First, the carriers of style and the proper unit of analysis can be individuals, sometimes schools, sometimes texts, sometimes whole nations. The paper by Bor and Könczöl provides some important insights in this regard, by identifying the proper level of generality where legal style can be meaningfully and fruitfully located, allowing the examination of the symbols and metaphors that make for the expressibility of experience-based patterns of action and interpretation in law. Cserne's paper analyses Konrad Zweigert's ‘style doctrine’ on legal families where the carriers of style are entire legal systems: extremely complex human artefacts but arguably ultimately dependent on patterned beliefs and behaviour of individuals. Mercescu focuses on individuals (legal scholars) as the carriers of style yet she identifies distinct cultural patterns related to the professional socialisation (‘disciplinary training’) that constrain and explain the writing style of these individuals. Starting from the idea that the way legal ideas are expressed matters substantially (a generalisation of Bouffon's famous adage ‘le style c'est l'homme’), she argues that cultivating a certain style could make scholarship, and perhaps indirectly also law, in some sense ‘better’. In Mercescu's paper, this connectedness of style and epistemology is supporting her plea for a ‘humanistic’ legal scholarship or law as a humanistic discipline. Other papers address this connection of style and epistemic issues at the level of legal language and the public understanding of law (Ződi).
Second, the causes of style is an area of research where legal scholarship rarely goes beyond mere speculation:
‘Individual style may be consigned to the psychological blackbox of quirk and creativity, but collective style demands a more accessible, structural explanation.… The socialization into what Ludwik Fleck called a Denkstil can be shared experience of education, career trajectories, and professional organizations that teach, articulate, and reward a certain kind of science.’ (Daston and Otte, Reference Daston and Otte1991, p. 231)

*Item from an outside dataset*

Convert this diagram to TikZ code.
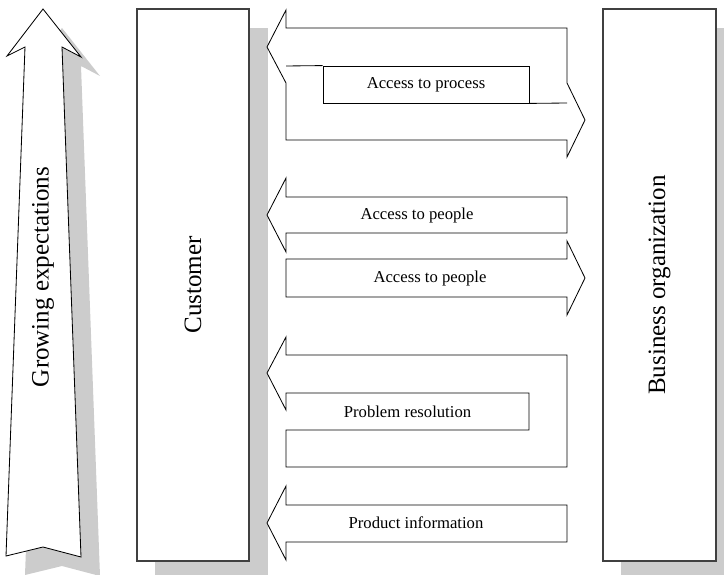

This applies to law, citizens and legal professionals just as well. Research on the cause of style can engage with this question in several fruitful ways and each contribution in this collection has something interesting to say on the sociological causes, historical origins or logical preconditions of the style patterns they identify in the language, arguments or institutions of law.
Third, as for the consequence of style, historians and sociologists of science ask, among others, the following question:
‘How can innovations so intimately and minutely linked to a highly contingent and particular context be so widely communicated and accepted? The standard response has long been to insist upon the distinction between the context of discovery, which may be as idiosyncratic as one likes, and the context of justification, which screens out all that is merely personal and local. However, many of the same historical studies have cast doubt on the empirical validity of that distinction: justifications can be as local as discoveries.’ (Daston and Otte, Reference Daston and Otte1991, p. 231)
This questioning of the opposition of discovery and justification has obvious parallels in law. One is identified in the culturalist/functionalist divide and its supposed transcendence in comparative legal scholarship, discussed briefly and generally in Cserne's paper. Catherine Valcke's analysis of contract law reasoning in England and France provides a more specific example. Intuitively, one would think that the idea of bindingness of contracts should be based on reasons that are not just translatable and intelligible, but essentially identical in French and English contract doctrine. Yet Valcke argues that the English and the French ways of understanding contracts are emphasising different aspects of the legal institution and (moral) authority of contracts, namely the moral commitment dimension at French law and the reciprocity dimension at English law – thus the justification of contractual claims seems to be genuinely different across jurisdictions. Going further into the consequences of style, Zsolt Ződi's paper starts at the level of linguistic (semantic and pragmatic) analysis of different law-related texts and provides insights into the social consequences of various style registers of these texts, for instance in terms of equal access to the law.
Thus, the five papers in this collection are all indebted to various non-legal disciplines to some extent. As they tend to borrow the term ‘style’ back from linguistic, cultural or aesthetic discourses, in order to better understand legal phenomena, one should not expect them to converge towards a unitary well-defined legal concept of style. Instead, they provide a diverse set of case-studies of the modern second-hand use of ‘style’ in legal scholarship.
Overall, this collection is then best seen as an attempt to map the uses and think about the usefulness of ‘style’ in law and legal scholarship. In this way, this themed section promotes the aims of this Journal by presenting contextual work about law and its relationship with other disciplines. First, it contributes to distinguishing and clarifying the numerous ways in which ‘style’ is used in legal discourses, including legal reasoning (Ződi), legal semiotics (Bor and Könczöl), comparative law (Valcke, Cserne) and legal education (Mercescu), among others. Second, the papers also generate and/or reflect on possible cross-disciplinary connections and explore and expand the boundaries of law and legal studies. They not only enrich the analytical toolkit of contextual legal studies by exploring the potential of the concept of style, but also provide novel insights into a number of substantive issues, including access to and uses of law; the role of doctrinal and interdisciplinary arguments in legal reasoning; the interaction of legal and moral values; and the reform of legal education.
This themed section had a long gestation. Back in November 2015, at the invitation of Professor András Jakab, then director of the Institute of Legal Studies of the Hungarian Academy of Sciences, Miklós Könczöl and myself, then visiting fellow at the institute, organised a symposium on ‘Law and style: From Aristotle to Zweigert’. In July 2017 in Lisbon, at the World Congress of the International Association for Legal and Social Philosophy (IVR), the two of us, together with Viktor Lőrincz, lawyer and art historian at the same institute, convened a special workshop on ‘The Many Faces of “Style” in Law and Legal Scholarship’. The papers in this collection are based on drafts presented at these workshops but all have gone through more or less extensive revisions.
Many thanks are due to all participants of these workshops for their engagement and enthusiasm, comments and questions during the discussions; to the editors of this Journal, Professors David Nelken and Marc Hertogh, for supporting the idea of this themed section from birth to maturity. Last but not least, I am grateful to my four co-contributors for their effective and good-humoured collaboration throughout the lengthy editorial process.